In an industry often criticized for its environmental footprint, is the arrival of the world’s first hybrid cruise ship a legitimate step in a more sustainable direction? Kristen Pope clambers aboard for the maiden voyage.
“Iceberg!” my husband exclaims as we rush to grab binoculars and head to the top deck to take in the view. We’re sailing in Antarctic waters aboard the MS Roald Amundsen and due to have our first landing in just a few hours. We watch as the ship approaches an array of icebergs, some with colonies of penguins on them. A faint glimpse of land appears, and we gradually approach the spot where we’ll first touch Antarctica.

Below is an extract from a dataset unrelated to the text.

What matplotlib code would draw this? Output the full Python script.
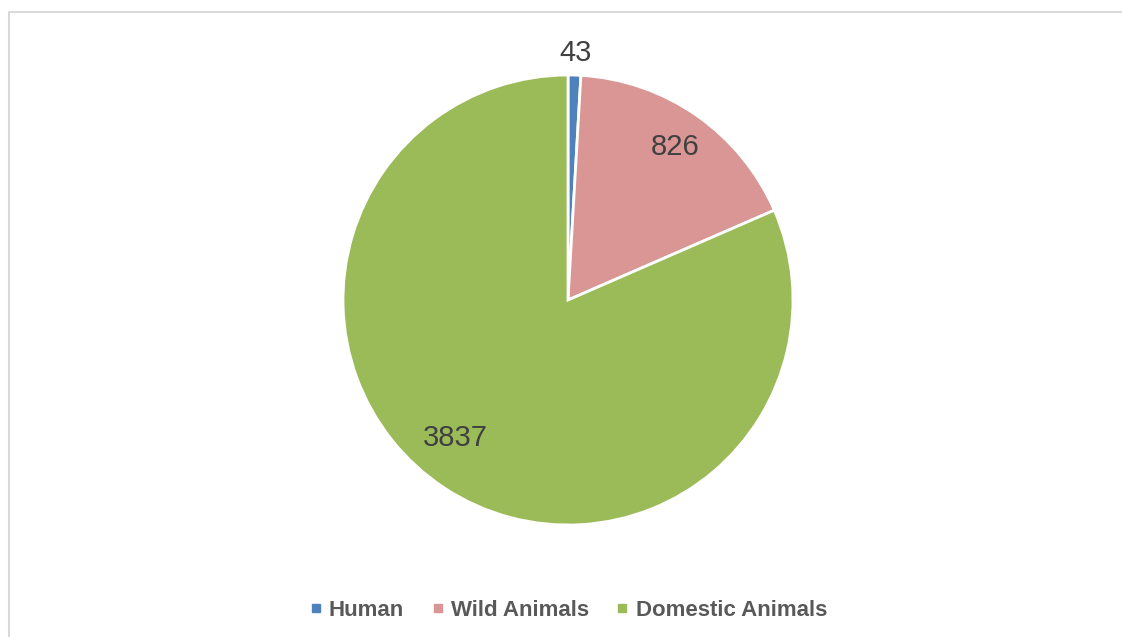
import numpy as np
import matplotlib.pyplot as plt
from matplotlib.lines import Line2D

plt.rcParams['font.family'] = ['Liberation Sans', 'DejaVu Sans']

categories = ['Human', 'Wild Animals', 'Domestic Animals']
counts = [43, 826, 3837]
colors = ['#4F81BD', '#D99694', '#9BBB59']

# label placement (radius in pie units, angular nudge in degrees)
label_r = [1.1, 0.83, 0.79]
label_nudge = [0, 0, -6]

W, H = 1122, 637
fig = plt.figure(figsize=(W / 100, H / 100), dpi=100)

# light grey chart frame, only top and left edges visible
fx, fy = 8.5 / W, 1 - 11.5 / H
fig.add_artist(Line2D([fx, fx, 1.0], [0.0, fy, fy], transform=fig.transFigure,
                      color='#D9D9D9', linewidth=1.5))

cx, cy, r = 568, 300, 225
ax = fig.add_axes([(cx - r) / W, (H - cy - r) / H, 2 * r / W, 2 * r / H])
wedges, _ = ax.pie(counts, colors=colors, startangle=90, counterclock=False,
                   wedgeprops=dict(edgecolor='white', linewidth=2))
ax.set_xlim(-1, 1)
ax.set_ylim(-1, 1)
ax.set_aspect('equal')
ax.axis('off')

for w, n, rr, nd in zip(wedges, counts, label_r, label_nudge):
    mid = np.deg2rad((w.theta1 + w.theta2) / 2 + nd)
    ax.text(rr * np.cos(mid), rr * np.sin(mid), str(n), ha='center', va='center',
            fontsize=21, color='#404040')

handles = [Line2D([], [], marker='s', linestyle='none', markersize=5.5,
                  markerfacecolor=c, markeredgecolor=c) for c in colors]
fig.legend(handles, categories, loc='center', bbox_to_anchor=(cx / W, 1 - 610 / H),
           ncol=3, frameon=False, handlelength=0.6, handletextpad=0.3,
           columnspacing=1.2, prop=dict(size=16, weight='bold'), labelcolor='#595959')

fig.savefig('out.png', dpi=100)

Famed polar explorer Roald
Amundsen was just 10 years old when he took to his journal to describe the ship
of his dreams:
“In my imagination, I created an
electric ship that could break through all kinds of ice, that nice and
elegantly, fearful and irresistible, could sail through the Arctic oceans,
straight to the Pole.”
The year was 1882. In 1911, he led the first expedition to reach the South Pole, but he never did sail on the ship of
his dreams.
Now, over 130 years later, the ship he dreamed of as a boy has arrived—and it bears his name. In 2019, the Norwegian company Hurtigruten unveiled the MS Roald Amundsen, the world’s first hybrid cruise ship. The hybrid technology on the 140-meter, 530-guest vessel (which only takes 500 guests in Antarctic waters per international regulations) reduces fuel consumption by 20 per cent and, consequently, produces 20 per cent less CO2 than ships of a similar size.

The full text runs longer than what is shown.